▶ _Task prompt_: Will you give the material below again, every line exactly as it is?

▶ _Recorded data_:
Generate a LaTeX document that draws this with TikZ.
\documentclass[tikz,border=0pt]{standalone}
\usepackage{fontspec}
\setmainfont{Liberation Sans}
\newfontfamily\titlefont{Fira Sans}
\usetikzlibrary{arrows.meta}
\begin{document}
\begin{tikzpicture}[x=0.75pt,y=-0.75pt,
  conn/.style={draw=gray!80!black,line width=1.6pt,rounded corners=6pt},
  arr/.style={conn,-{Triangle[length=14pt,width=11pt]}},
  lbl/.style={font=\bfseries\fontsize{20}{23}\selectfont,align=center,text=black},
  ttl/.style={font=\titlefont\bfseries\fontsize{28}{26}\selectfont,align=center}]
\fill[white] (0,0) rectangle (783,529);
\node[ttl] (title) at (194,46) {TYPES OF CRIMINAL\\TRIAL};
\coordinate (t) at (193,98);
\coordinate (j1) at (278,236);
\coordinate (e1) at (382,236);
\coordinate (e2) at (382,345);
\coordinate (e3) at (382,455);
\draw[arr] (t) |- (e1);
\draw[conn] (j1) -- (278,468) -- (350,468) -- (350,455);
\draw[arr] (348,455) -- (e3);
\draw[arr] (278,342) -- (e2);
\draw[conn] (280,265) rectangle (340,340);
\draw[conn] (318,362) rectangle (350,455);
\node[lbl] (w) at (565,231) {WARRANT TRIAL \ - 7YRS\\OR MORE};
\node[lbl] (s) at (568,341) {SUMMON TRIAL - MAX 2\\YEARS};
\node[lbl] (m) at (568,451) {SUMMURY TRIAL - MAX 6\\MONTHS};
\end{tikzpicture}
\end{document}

▶ _Finished answer_:
Generate a LaTeX document that draws this with TikZ.
\documentclass[tikz,border=0pt]{standalone}
\usepackage{fontspec}
\setmainfont{Liberation Sans}
\newfontfamily\titlefont{Fira Sans}
\usetikzlibrary{arrows.meta}
\begin{document}
\begin{tikzpicture}[x=0.75pt,y=-0.75pt,
  conn/.style={draw=gray!80!black,line width=1.6pt,rounded corners=6pt},
  arr/.style={conn,-{Triangle[length=14pt,width=11pt]}},
  lbl/.style={font=\bfseries\fontsize{20}{23}\selectfont,align=center,text=black},
  ttl/.style={font=\titlefont\bfseries\fontsize{28}{26}\selectfont,align=center}]
\fill[white] (0,0) rectangle (783,529);
\node[ttl] (title) at (194,46) {TYPES OF CRIMINAL\\TRIAL};
\coordinate (t) at (193,98);
\coordinate (j1) at (278,236);
\coordinate (e1) at (382,236);
\coordinate (e2) at (382,345);
\coordinate (e3) at (382,455);
\draw[arr] (t) |- (e1);
\draw[conn] (j1) -- (278,468) -- (350,468) -- (350,455);
\draw[arr] (348,455) -- (e3);
\draw[arr] (278,342) -- (e2);
\draw[conn] (280,265) rectangle (340,340);
\draw[conn] (318,362) rectangle (350,455);
\node[lbl] (w) at (565,231) {WARRANT TRIAL \ - 7YRS\\OR MORE};
\node[lbl] (s) at (568,341) {SUMMON TRIAL - MAX 2\\YEARS};
\node[lbl] (m) at (568,451) {SUMMURY TRIAL - MAX 6\\MONTHS};
\end{tikzpicture}
\end{document}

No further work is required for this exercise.